Ce doublement est repris dans le projet de loi de finances pour 2021, et nous nous en réjouissons de ce premier pas.

Enfin, l'administration doit se réformer et faire cohésion. C'est le sens du recours à une agence, puisque, conformément à la définition retenue par le Conseil d'État, elle n'est ni indépendante ni inscrite dans le schéma traditionnel de l'administration centrale et de ses services déconcentrés.

Le rapport pour avis Cohésion des territoires, rédigé au nom de la commission du développement durable et de l'aménagement du territoire sur le PLF 2021, souligne la difficulté de « faire agence » ensemble, c'est-à-dire de concilier des agents issus de divers services.

L'instauration d'un guichet unique suppose donc un changement de culture administrative.

Certes, la transformation de l'action publique ne peut se faire en un an, encore moins dans un contexte de crise. Il ne serait pas juste de dresser un bilan prématuré, mais il est temps d'engager un changement de modèle et de travailler en mode projet, comme le recommandait Serge Morvan, dans son rapport de préfiguration de l'agence.
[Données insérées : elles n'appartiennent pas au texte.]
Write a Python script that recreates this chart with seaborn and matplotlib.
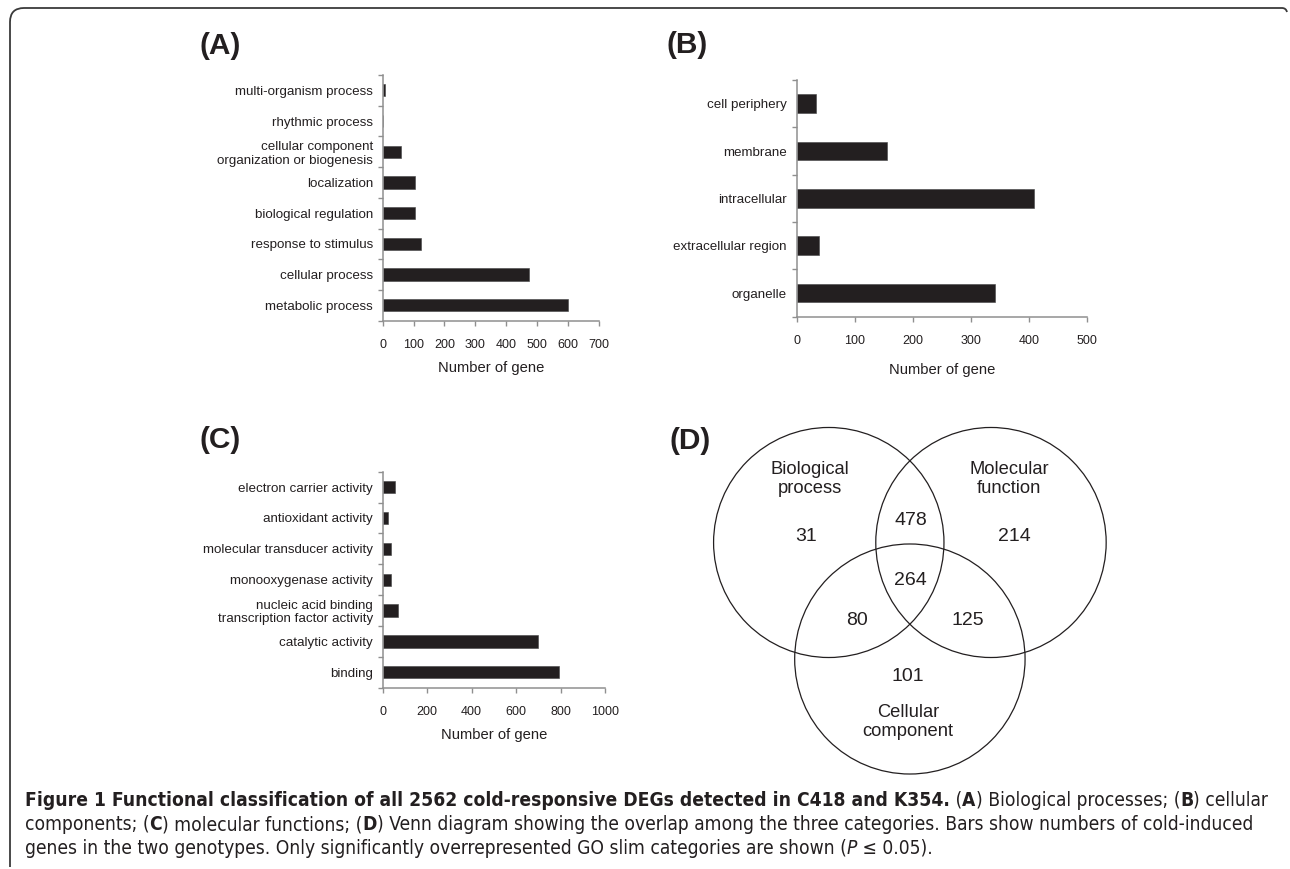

Mes chers collègues, monsieur le secrétaire d'État, nous ne sommes pas en guerre, bien que certains puissent affirmer le contraire. Cependant, en guise de conclusion, je tiens à citer l'excellente circulaire de Georges Clemenceau – « le Tigre », ministre de la guerre, futur « père de la victoire » –, alors président du conseil , en date du 13 décembre 1917 :

« Les services du département de la guerre ne sont pas tous suffisamment dégagés de certaines méthodes de travail, dont la lenteur ne correspond pas aux nécessités de l'heure présente. Les errements du temps de paix continuent. Il est urgent qu'une chasse obstinée soit faite à tous les temps morts qui ralentissent encore la machine administrative : l'intérêt du pays l'exige. » (Applaudissements sur les travées des groupes RDSE et UC. – M. Bruno Sido applaudit également.)